During the Civil Rights era Annie Mims and her son Willie protested discriminatory housing practices in Eugene. In the 1960s, loans and employment for African Americans were still hard to come by, and the first loan the Mims received after the one provided by Earley Sr. came from the federal government to restore the Mims House.

== Racial segregation in Eugene==
In the United States, Jim Crow laws affected the ability of Black people to travel safely. White supremacists aimed to prevent travel through violence and intimidation. Black travelers were subject to racial profiling that could escalate to violence. Oregon broadly has a history of racism.
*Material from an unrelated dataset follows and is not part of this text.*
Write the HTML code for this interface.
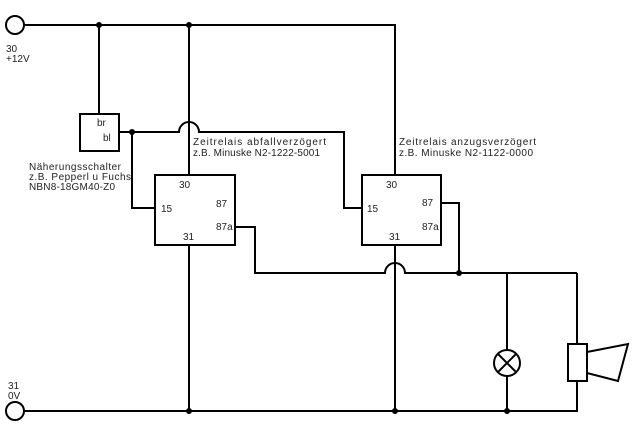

Its 1857 constitution included an exclusion clause that prevented Black people and people of color from settling in the state.

The Negro Motorist Green Book was published to show places where Black motorists could stay safely. The Mims House functioned unofficially as such a safe place. Eugene was a notorious "sundown town", a place that engaged in racial segregation either through legal discrimination or through intimidation and violence. As with other U.S. cities, Eugene also had historically racist housing practices such as Redlining and racially restrictive covenants.

Eugene residents engaged in racialized discrimination and violence in attempts to prevent Black people from settling in the region. Eugene was also known as a town that had strong ties to the Ku Klux Klan. On top of Skinner Butte, near the Mims House, the Klan burned crosses to intimidate Black residents and visitors. This racial violence was experienced by students at the local University of Oregon. Black athletes in the university's programs were housed in the Mims house at times because the dormitories were segregated.

The Mims purchased the house they used as a safe haven in 1948. The Mims House provided lodging for Black visitors to Eugene until 1966, and Black celebrities such as Nat King Cole, Ella Fitzgerald, Louis Armstrong, and Paul Robeson stayed there.

== Community uses of the Mims House ==
The Mims family, along with several other African American families including that of Lyllye Reynolds-Parker, helped found the St. Mark's Christian Methodist Episcopal Church in Eugene. Their family home was used as a meeting place and event center for the church with meetings, socials, and benefit dinners being held there. Currently, the Mims property is leased by the Eugene-Springfield branch of the National Association for the Advancement of Colored People, which is headquartered there and holds events for the community and advocacy at the Mims House. During COVID-19, the Mims House also served as a food pantry and vaccination clinic for the local community.